# Random Oliver North question...



## Ooh-Rah (Jul 31, 2016)

I was still in high school during the Iran Contra hearing.  I recall watching then Senator Dan Inouye lay into Ollie.  Something about turning over every stone to get to the truth, etc.  In my recollection Col. North responded with, "Senator, You've got me shaking in my combat boots".  (Or something like that).

Does anyone else remember that exchange?  It has stayed with me for years, but I cannot find any video or transcript of that interaction.  It would bum me out if I learned that I imagined it.


----------



## Gunz (Jul 31, 2016)

Sorry, I was too busy loading C130s with "humanitarian aid" for the Contras.


----------



## SpitfireV (Aug 1, 2016)

I couldn't find that quote either but I did just learn Mr. Inouye got the MOH for WW2 service. Interesting!


----------



## Red Flag 1 (Aug 1, 2016)

I came across the Senator berating Lt Col North for about 1:26 hrs. While his council stepped in once to curb some of the Senator's , less than kind comments, the comment from Lt Col North you are looking for was not there.


----------



## Ooh-Rah (Aug 1, 2016)

Yeah, I do not understand it. I remember being in summer school <history class of all things> and we were watching the hearings on the TV. I'd swear on a stack of bibles that the conversation happened as I remember it, but I just found this list of Ollie links. Surely it would be on here. So weird.

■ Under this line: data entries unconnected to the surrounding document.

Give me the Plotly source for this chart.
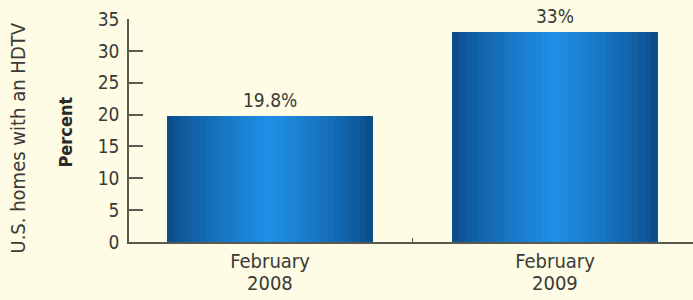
import plotly.graph_objects as go

months = ["February", "February"]
years = ["2008", "2009"]
values = [19.8, 33]
value_labels = ["19.8%", "33%"]
y_ticks = [0, 5, 10, 15, 20, 25, 30, 35]

BG = "#FEFCE4"
TXT = "#3a3a36"
AXC = "#5a5a50"
FONT = "DejaVu Sans Condensed, Liberation Sans Narrow, sans-serif"

xpos = list(range(len(months)))

fig = go.Figure()

# gradient simulation: layered bars, dark edges to lighter center
edge = (12, 78, 140)
center = (30, 142, 228)
N = 16
full_w = 0.72
for i in range(N):
    t = i / (N - 1)
    w = full_w * (1 - i / N)
    c = tuple(round(edge[k] + (center[k] - edge[k]) * (t ** 0.8)) for k in range(3))
    fig.add_trace(go.Bar(
        x=xpos, y=values, width=w,
        marker=dict(color="rgb(%d,%d,%d)" % c, line=dict(width=0)),
        hoverinfo="skip", showlegend=False,
    ))

for xi, v, t in zip(xpos, values, value_labels):
    fig.add_annotation(x=xi, y=v, text=t, showarrow=False, yanchor="middle",
                       yshift=16, font=dict(family=FONT, size=19, color=TXT))

for xi, yr in zip(xpos, years):
    fig.add_annotation(x=xi, y=0, text=yr, showarrow=False, yanchor="top",
                       yshift=-27, font=dict(family=FONT, size=20, color=TXT))

PLOT_W = 693 - 129
fig.add_annotation(xref="paper", yref="paper", x=(18 - 129) / PLOT_W, y=0.464,
                   text="U.S. homes with an HDTV", textangle=-90, showarrow=False,
                   xanchor="center", yanchor="middle",
                   font=dict(family=FONT, size=20, color=TXT))
fig.add_annotation(xref="paper", yref="paper", x=(66 - 129) / PLOT_W, y=0.491,
                   text="<b>Percent</b>", textangle=-90, showarrow=False,
                   xanchor="center", yanchor="middle",
                   font=dict(family=FONT, size=18, color="#2a2a26"))

fig.update_layout(
    width=693, height=300,
    margin=dict(l=129, r=0, t=19, b=58, autoexpand=False),
    paper_bgcolor=BG, plot_bgcolor=BG,
    barmode="overlay", bargap=0,
    showlegend=False,
    font=dict(family=FONT, size=18, color=TXT),
    xaxis=dict(
        range=[-0.495, 1.484], tickvals=xpos, ticktext=months,
        showline=True, linecolor=AXC, linewidth=1.5,
        ticks="", showgrid=False, zeroline=False,
        tickfont=dict(family=FONT, size=20, color=TXT),
        minor=dict(tickvals=[0.5], ticks="inside", ticklen=4,
                   tickcolor=AXC, tickwidth=1, showgrid=False),
    ),
    yaxis=dict(
        range=[0, 35], tickvals=y_ticks,
        showline=True, linecolor=AXC, linewidth=1.5,
        ticks="inside", ticklen=14, tickcolor=AXC, tickwidth=1.5,
        showgrid=False, zeroline=False, ticklabelstandoff=4,
        tickfont=dict(family=FONT, size=19, color=TXT),
    ),
)

fig.write_html("out.html", config={"displayModeBar": False},
               post_script="document.body.style.margin='0';document.body.style.background='%s';" % BG)
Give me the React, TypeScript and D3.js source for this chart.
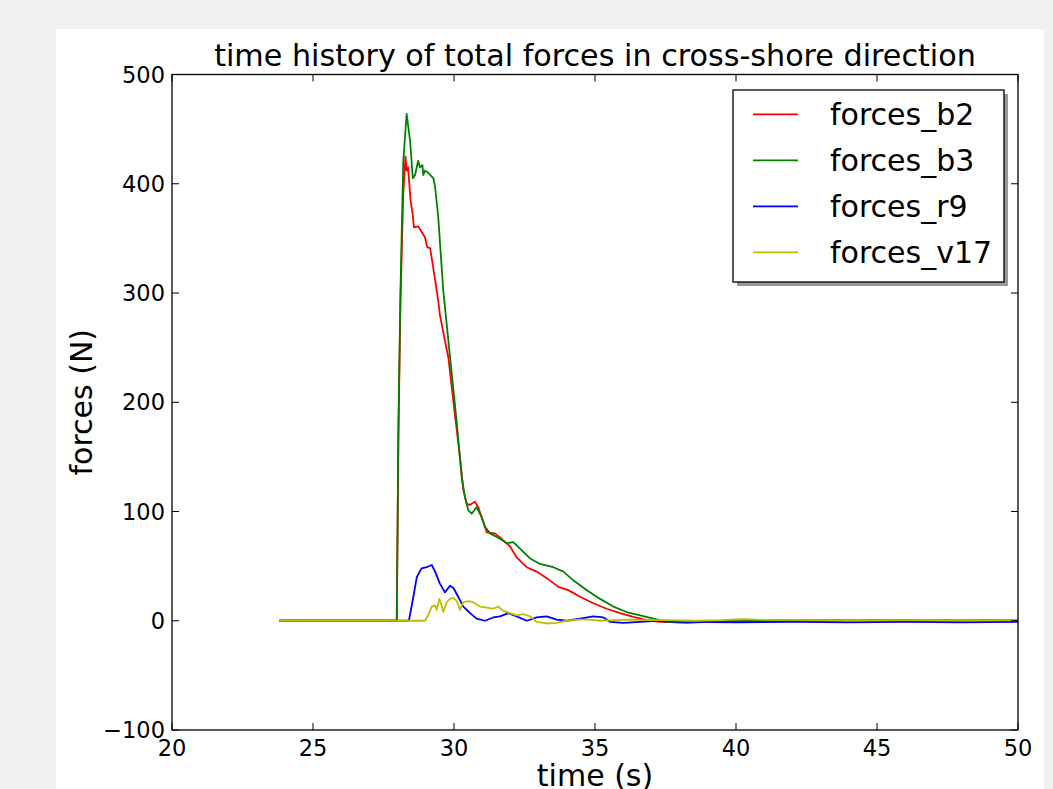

Oliver North Quotes at BrainyQuote


----------



## SpitfireV (Aug 1, 2016)

Are you certain it was North and not another person being investigated? I only ask because it would seem like something an officer *wouldn't* say to a Senator, especially in such an environment.


----------



## Raptor (Aug 2, 2016)

I've tried Googling for the quote and no quotes come up. (All the results seem to be articles where the words searched for are spread throughout.)


----------



## Gunz (Aug 2, 2016)

They grilled John Poindexter pretty hard, but he was an admiral. And "combat boots" makes me think it couldn't have been him.


----------



## Ooh-Rah (Aug 2, 2016)

I give up. But I remember clear as day Senator Inouye giving him the "here's what we're going to do at these hearings", and Ollie's retort. 

Thanks all for your responses.


----------